Carl est un homme droit. Il incarne la vérité. Il est tout ce que Frank n'est pas. Il évolue dans un univers en contraste absolu avec celui de Frank. Un monde monochrome, de blanc et de noir, de bureaucrates maladroits comme lui (en opposition à l'aisance naturelle de l'escroc). Ceux-ci sont souvent filmés à l'épaule, là où Frank est sublimé par une mise en scène fluide et classe. Ils sont des agents du gouvernement mais c'est Frank qui est comparé à James Bond. L'espace d'un instant, on croirait reconnaître en Carl et ses deux adjoints les Keystone Cops d'une comédie burlesque. Mais Carl n'est pas une simple caricature pour autant. On n’assiste pas à un simple jeu du chat et de la souris mais au lien entre ces deux personnes qui, par coïncidence, ne se parlent que le jour de Noël. Peut-être que cette date symbolise la désillusion mentionnée plus haut. L'existence du Père Noël n'est-il pas le premier mensonge auquel tout enfant croit avant d'être indéniablement déçu, voir trahi, lorsqu'il apprend qu'il s'agit d'une création de toute pièce, perpétuée par ses parents?

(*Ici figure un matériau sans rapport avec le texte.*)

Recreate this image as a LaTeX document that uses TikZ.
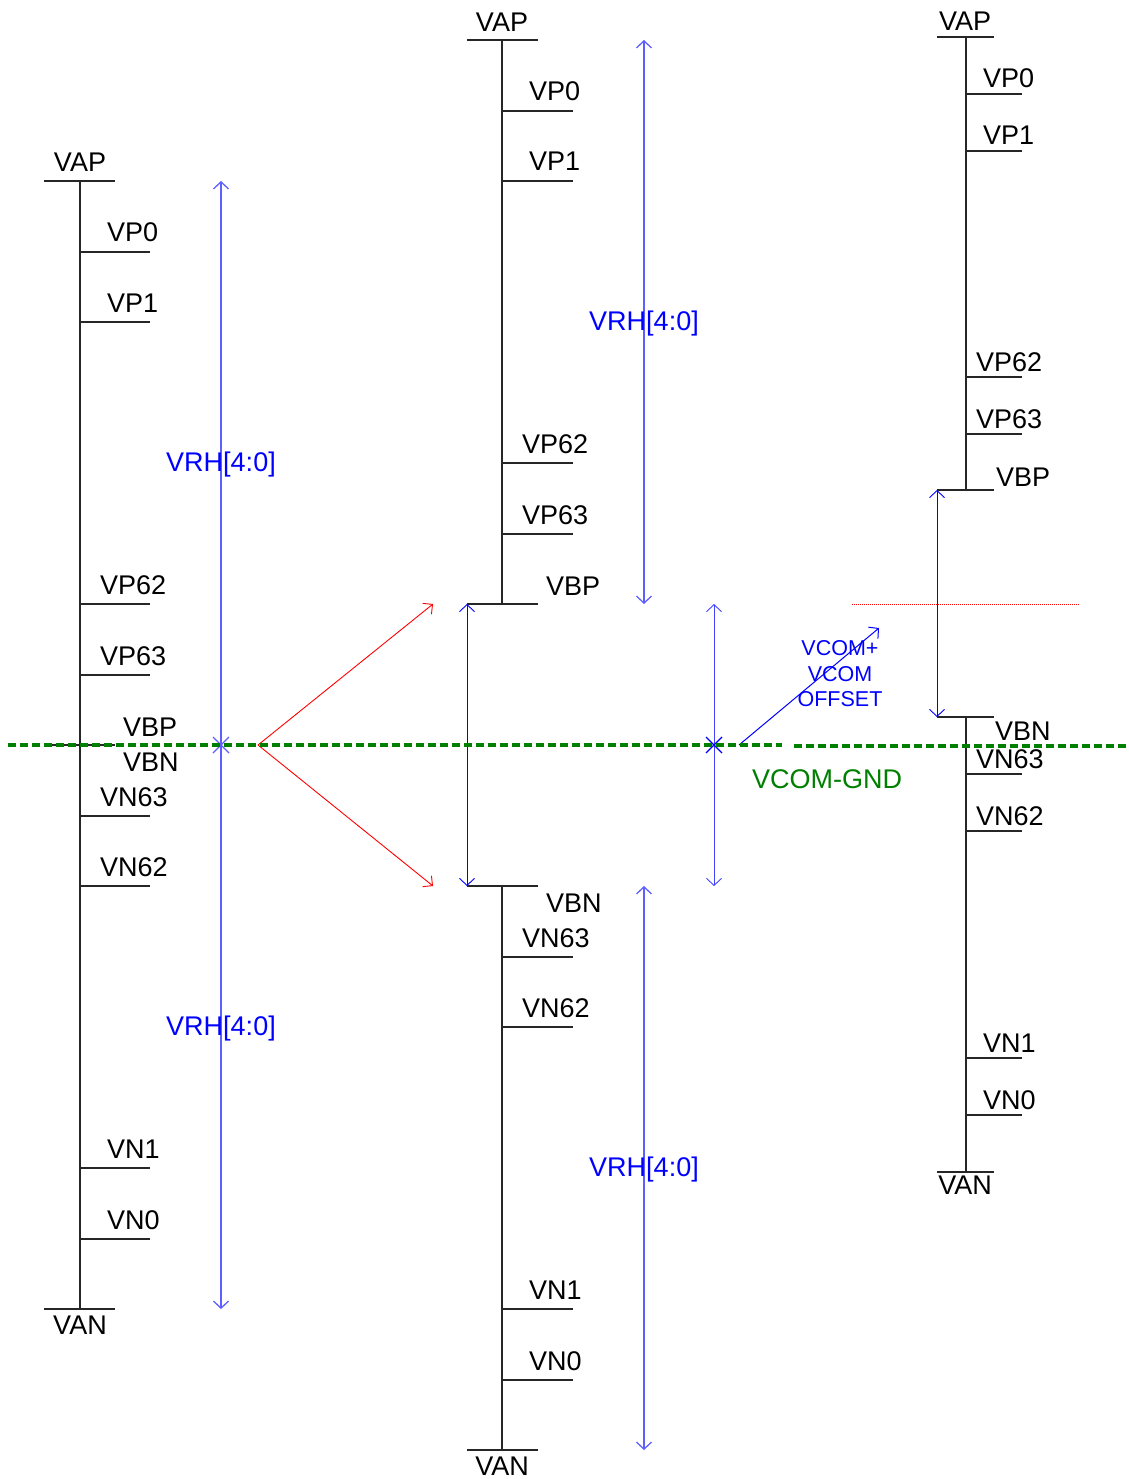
\documentclass[tikz,border=0pt]{standalone}
\usepackage{fontspec}
\setmainfont{Liberation Sans}
\usetikzlibrary{arrows.meta}
\definecolor{lblue}{RGB}{95,95,255}
\definecolor{pblue}{RGB}{0,0,255}
\definecolor{dgreen}{RGB}{0,128,0}
\begin{document}
\begin{tikzpicture}[x=1pt,y=-1pt,
  rail/.style={line width=1.4pt,black!85},
  lbl/.style={font=\fontsize{27}{31}\selectfont,inner sep=0pt,anchor=base west},
  clbl/.style={font=\fontsize{27}{31}\selectfont,inner sep=0pt,anchor=base},
  bluelbl/.style={font=\fontsize{27}{31}\selectfont,inner sep=0pt,anchor=base,text=pblue},
  smalllbl/.style={font=\fontsize{21.5}{25}\selectfont,inner sep=0pt,anchor=base,text=pblue},
  vrh/.style={lblue,line width=1.3pt,{Straight Barb[length=7pt,width=15pt]}-{Straight Barb[length=7pt,width=15pt]}},
  barrow/.style={pblue,line width=0.9pt,{Straight Barb[length=7pt,width=15pt]}-{Straight Barb[length=7pt,width=15pt]}},
  redarrow/.style={red,line width=0.9pt,-{Straight Barb[length=7pt,width=14pt]}},
  gdash/.style={dgreen,line width=3.3pt,dash pattern=on 8pt off 4pt},
  crossmark/.style={line width=1.2pt}
]
\useasboundingbox (0,0) rectangle (1128,1479);

% ---------------- Left column ----------------
\coordinate (L-top) at (80,181);
\coordinate (L-bot) at (80,1309);
\coordinate (L-mid) at (80,745);
\draw[rail] (L-top) -- (L-bot);
\draw[rail] (L-top) ++(-36,0) -- ++(71,0);
\draw[rail] (L-bot) ++(-36,0) -- ++(71,0);
\draw[rail] (L-mid) ++(-36,0) -- ++(71,0);
\node[clbl] (L-VAP) at (80,172) {VAP};
\node[clbl] (L-VAN) at (80,1334) {VAN};
\foreach \n/\y/\lx in {VP0/252/107, VP1/322/107, VP62/604/100, VP63/675/100,
                       VN63/816/100, VN62/886/100, VN1/1168/107, VN0/1239/107} {
  \coordinate (L-\n) at (80,\y);
  \draw[rail] (L-\n) -- ++(70,0);
  \node[lbl] (L-\n-t) at (\lx,\y-10) {\n};
}
\node[lbl] (L-VBP) at (123,736) {VBP};
\node[lbl] (L-VBN) at (123,771) {VBN};

% ---------------- Middle column ----------------
\coordinate (M-top) at (502,40);
\coordinate (M-bp) at (502,604);
\coordinate (M-bn) at (502,886);
\coordinate (M-bot) at (502,1450);
\draw[rail] (M-top) -- (M-bp);
\draw[rail] (M-bn) -- (M-bot);
\draw[rail] (M-top) ++(-35,0) -- ++(71,0);
\draw[rail] (M-bot) ++(-35,0) -- ++(71,0);
\draw[rail] (M-bp) ++(-35,0) -- ++(71,0);
\draw[rail] (M-bn) ++(-35,0) -- ++(71,0);
\node[clbl] (M-VAP) at (502,32) {VAP};
\node[clbl] (M-VAN) at (502,1475) {VAN};
\foreach \n/\y/\lx in {VP0/111/529, VP1/181/529, VP62/463/522, VP63/534/522,
                       VN63/957/522, VN62/1027/522, VN1/1309/529, VN0/1380/529} {
  \coordinate (M-\n) at (502,\y);
  \draw[rail] (M-\n) -- ++(71,0);
  \node[lbl] (M-\n-t) at (\lx,\y-10) {\n};
}
\node[lbl] (M-VBP) at (546,595) {VBP};
\node[lbl] (M-VBN) at (546,912) {VBN};

% ---------------- Right column ----------------
\coordinate (R-top) at (966,37);
\coordinate (R-bp) at (966,490);
\coordinate (R-bn) at (966,717);
\coordinate (R-bot) at (966,1172);
\draw[rail] (R-top) -- (R-bp);
\draw[rail] (R-bn) -- (R-bot);
\draw[rail] (R-top) ++(-29,0) -- ++(57,0);
\draw[rail] (R-bot) ++(-29,0) -- ++(57,0);
\draw[rail] (R-bp) ++(-29,0) -- ++(57,0);
\draw[rail] (R-bn) ++(-29,0) -- ++(57,0);
\node[clbl] (R-VAP) at (965,31) {VAP};
\node[clbl] (R-VAN) at (965,1194) {VAN};
\foreach \n/\y/\lx in {VP0/94/983, VP1/151/983, VP62/377/976, VP63/434/976,
                       VN63/774/976, VN62/831/976, VN1/1058/983, VN0/1115/983} {
  \coordinate (R-\n) at (966,\y);
  \draw[rail] (R-\n) -- ++(56,0);
  \node[lbl] (R-\n-t) at (\lx,\y-6) {\n};
}
\node[lbl] (R-VBP) at (996,486) {VBP};
\node[lbl] (R-VBN) at (995,740) {VBN};

% ---------------- Blue range arrows ----------------
\coordinate (A1t) at (221,181);
\coordinate (A1b) at (221,1309);
\coordinate (A1m) at (221,745);
\draw[vrh] (A1t) -- (A1b);
\draw[lblue,crossmark] (A1m) +(-8,-8) -- +(8,8) +(-8,8) -- +(8,-8);
\node[bluelbl] (VRH1) at (221,471) {VRH[4:0]};
\node[bluelbl] (VRH2) at (221,1035) {VRH[4:0]};

\coordinate (A2t) at (644,40);
\coordinate (A2b) at (644,604);
\draw[vrh] (A2t) -- (A2b);
\node[bluelbl] (VRH3) at (644,330) {VRH[4:0]};
\coordinate (A3t) at (644,886);
\coordinate (A3b) at (644,1450);
\draw[vrh] (A3t) -- (A3b);
\node[bluelbl] (VRH4) at (644,1176) {VRH[4:0]};

\coordinate (A4t) at (467,604);
\coordinate (A4b) at (467,886);
\draw[barrow] (A4t) -- (A4b);

\coordinate (A5t) at (714,604);
\coordinate (A5b) at (714,886);
\coordinate (A5m) at (714,745);
\draw[barrow,draw=lblue!70!pblue] (A5t) -- (A5b);
\draw[pblue,crossmark] (A5m) +(-8,-8) -- +(8,8) +(-8,8) -- +(8,-8);

\coordinate (A6t) at (937,490);
\coordinate (A6b) at (937,717);
\draw[barrow] (A6t) -- (A6b);

\coordinate (D0) at (739,745);
\coordinate (D1) at (879,628);
\draw[pblue,line width=1pt,-{Straight Barb[length=7pt,width=15pt]}] (D0) -- (D1);
\node[smalllbl] (VC1) at (840,655) {VCOM+};
\node[smalllbl] (VC2) at (840,681) {VCOM};
\node[smalllbl] (VC3) at (840,706) {OFFSET};

% ---------------- Red arrows ----------------
\coordinate (R0) at (258,745);
\coordinate (R1) at (433,604);
\coordinate (R2) at (433,886);
\draw[redarrow] (R0) -- (R1);
\draw[redarrow] (R0) -- (R2);
\coordinate (RD0) at (852,604);
\coordinate (RD1) at (1080,604);
\draw[red,line width=0.8pt,dash pattern=on 1pt off 1pt] (RD0) -- (RD1);

% ---------------- Green VCOM line ----------------
\coordinate (G0) at (8,745);
\coordinate (G1) at (782,745);
\coordinate (G2) at (794,746);
\coordinate (G3) at (1128,746);
\draw[gdash] (G0) -- (G1);
\draw[gdash] (G2) -- (G3);
\node[font=\fontsize{27}{31}\selectfont,inner sep=0pt,anchor=base,text=dgreen] (VG) at (827,788) {VCOM-GND};
\end{tikzpicture}
\end{document}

Le jeu qui domine la majeure partie du film cède la place à la fatalité tout comme Frank doit délaisser l'enfance pour la maturité. Ce choix est au centre d'une des toutes dernières séquences du film, juste avant sa conclusion. Arrête-moi si tu peux n'est finalement pas ancré dans la comédie autant qu'on aurait été tenté de le croire. Il s'agit certes de la plus évidente incursion dans le genre de la part de l'auteur depuis 1941 mais la veine humoristique du film s'apparenterait plus à celle qui traverse Indiana Jones et la dernière croisade. L’humour n'est pas l'orientation principale du film. Cependant, on ne peut nier que Spielberg s'amuse derrière la caméra avec un film léger comme celui-ci, se distinguant du pessimisme de ses deux précédents efforts. Comme à l'accoutumée, le réalisateur en profite aussi pour signer une œuvre cinéphile, qui fourmille de références, de La Panthère rose à James Bond (dont il voulait autrefois réaliser un des épisodes), en passant par François Truffaut par l'intermédiaire de Nathalie Baye (dirigée trois fois par le cinéaste français). Encore une fois, il nous offre un spectacle irréprochable, à la technique splendide et aux performances incroyables, à la fois drôle et touchant. Pourquoi chercher à l’arrêter?